During the fourth grade, Macon got involved in organized basketball programs, even though he still loved football.

“I kind of fell in love with [basketball] cause it was something I liked to do because I was a competitor,” he said.

Macon had a drive to want to be better.

“When I learned something with my right hand, I did it with my left,” he said. “I never wanted to lose in things I did as a kid. So it kind of stuck with me.”

The First of Seven

His fourth and fifth grade coach, the first of seven men to shape his life, was Mr. Pruitt.

“[Mr. Pruitt] knew nothing about basketball, but knew everything about family,” Macon said.

Macon quickly realized that basketball had helped him in more ways than one.

“In order for us to play, we had to have a character grade,” Macon said. “You had to be a good kid going through grade school.”

His second coach was Mr. Pfifer, in sixth grade.

In the seventh grade, Macon met his tough, yet compassionate coach, Mr. Samuels, a teacher at his junior high school.

Up through seventh grade, Macon only played with other kids in his neighborhood and local areas like and ‘the city,’ yet he said it was all about competing and falling in love with the sport.

As he grew older, Macon attempted to compete against the high school players. But they wouldn’t let the seventh grader play.

“They would take my ball, tell me I was going to play,” Macon said. “I’d try to fight them and get my ball back, but it wasn’t to the point that we got in fist fights; they would just hit [you] in the arm and make you cry.”

But one high school athlete befriended Macon.

Derek Richardson, the football player that everyone looked up to, told young Macon to keep playing and that he was going to be good at it. But before Richardson got a chance to watch Macon play, he died in a car accident.

“To my whole neighborhood, it was crushing because he was that first athlete in my local area that was really good,” he said.

In the eighth grade, Macon’s game improved thanks to the fourth man of his life, Coach Dowdell, a tactician as Macon described him. However, with better skill came a slight hint of arrogance.

It took an incident, which Macon only divulged as unsportsmanlike, for him to learn the hard truth of discipline.

“It embarrassed my team and myself and until I apologized to my team, I couldn’t play,” he said.

The High School Years

From there, Macon headed to Buena Vista High School, where he practiced all the time in the summer.

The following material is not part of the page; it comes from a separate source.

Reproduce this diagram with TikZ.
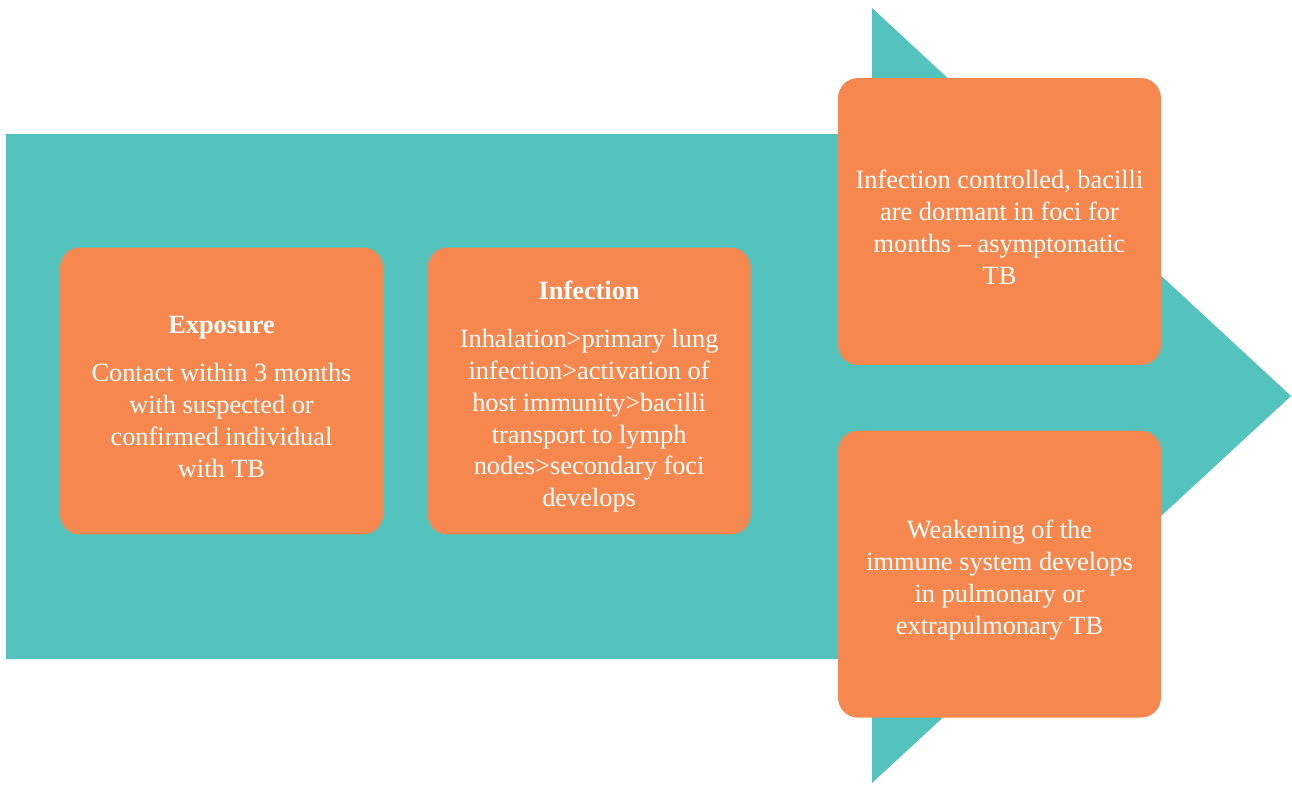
\documentclass[tikz,border=0pt]{standalone}
\usepackage{fontspec}
\setmainfont{Liberation Serif}
\usepackage{tikz}
\usetikzlibrary{positioning}

\definecolor{arrowteal}{HTML}{55C3BD}
\definecolor{stageorange}{HTML}{F6884F}

\newcommand{\stagetop}{\rule{0pt}{17pt}}

\begin{document}
\begin{tikzpicture}[x=0.02cm,y=-0.02cm,
    stage/.style={fill=stageorange,
        rounded corners=0.4cm,
        minimum width=6.46cm,
        minimum height=5.74cm,
        text=white,
        align=center,
        font=\fontsize{15}{18.2}\selectfont}]

        \useasboundingbox (0,0) rectangle (1292,785);

        % big arrow behind
        \fill[arrowteal] (6,134) -- (872,134) -- (872,8) -- (1291,396)
            -- (872,783) -- (872,659) -- (6,659) -- cycle;

        % stages
        \node [stage] (exposure) at (221.5,391)
            {\stagetop\textbf{Exposure}\\[9pt]
            Contact within 3 months\\
            with suspected or\\
            confirmed individual\\
            with TB};

        \node [stage,
        right=0.88cm of exposure
            ] (infection)
            {\stagetop\textbf{Infection}\\[9pt]
            Inhalation>primary lung\\
            infection>activation of\\
            host immunity>bacilli\\
            transport to lymph\\
            nodes>secondary foci\\
            develops};

        \node [stage] (latent) at (999.5,221.5)
            {\stagetop Infection controlled, bacilli\\
            are dormant in foci for\\
            months -- asymptomatic\\
            TB};

        \node [stage,
        below=1.3cm of latent
            ] (active)
            {\stagetop Weakening of the\\
            immune system develops\\
            in pulmonary or\\
            extrapulmonary TB};

\end{tikzpicture}
\end{document}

“I couldn’t shoot a jump shot to save my life [before then],” he said.

Enter man No. 5, Macon’s high school coach Norwaine Reed, who Macon said was “somebody who if you didn’t know him, you’d think he was the meanest man in the world.” Macon almost did not want to play for him.

“[Reed] was just a disciplinarian, was serious about coaching kids and the development of kid,” Macon said.

That summer, the high school team played in Detroit at St. Cecilia School.

“[Reed] told me ‘If you can score here, you can play with anybody,’” he said. “I had two points and from that time on, I felt like I was just as good as anyone I played against.”

That’s where his career as a basketball player truly changed.

“He started teaching … the mental aspect of basketball, how it was the key not only to basketball but to everything in your life,” Macon said. “The mind is 4-to-1 the physical and the more you dwell into it, you tend to realize that your mind is one of the strongest instruments in your body.”

During the summer going into his senior year, Macon met Temple University head coach John Chaney, who was recruiting Macon’s teammate Shawn Randolph. Macon instantly fell in love with Chaney’s style and wanted to play for him, despite originally wanting to play at Georgetown or UNC.

“[Chaney] was talking about how simple basketball is [saying], ‘ABC, 123, then back to A.’ I pulled my coach to the side and told him ‘This is where I want to go, Coach. I want to go to Temple,’” Macon remembered saying.

It was an opportunity for Macon and Randolph to continue their success together. Macon finished his high school career as a McDonald’s All-American, where he was the MVP of that McDonald’s game.

Temple and the Sixth Man

At Temple, Macon quickly realized why he was there: for an education and basketball, nothing else.

After attending a few parties, he decided not to get involved in the party atmosphere of college, but rather focus on what was really important.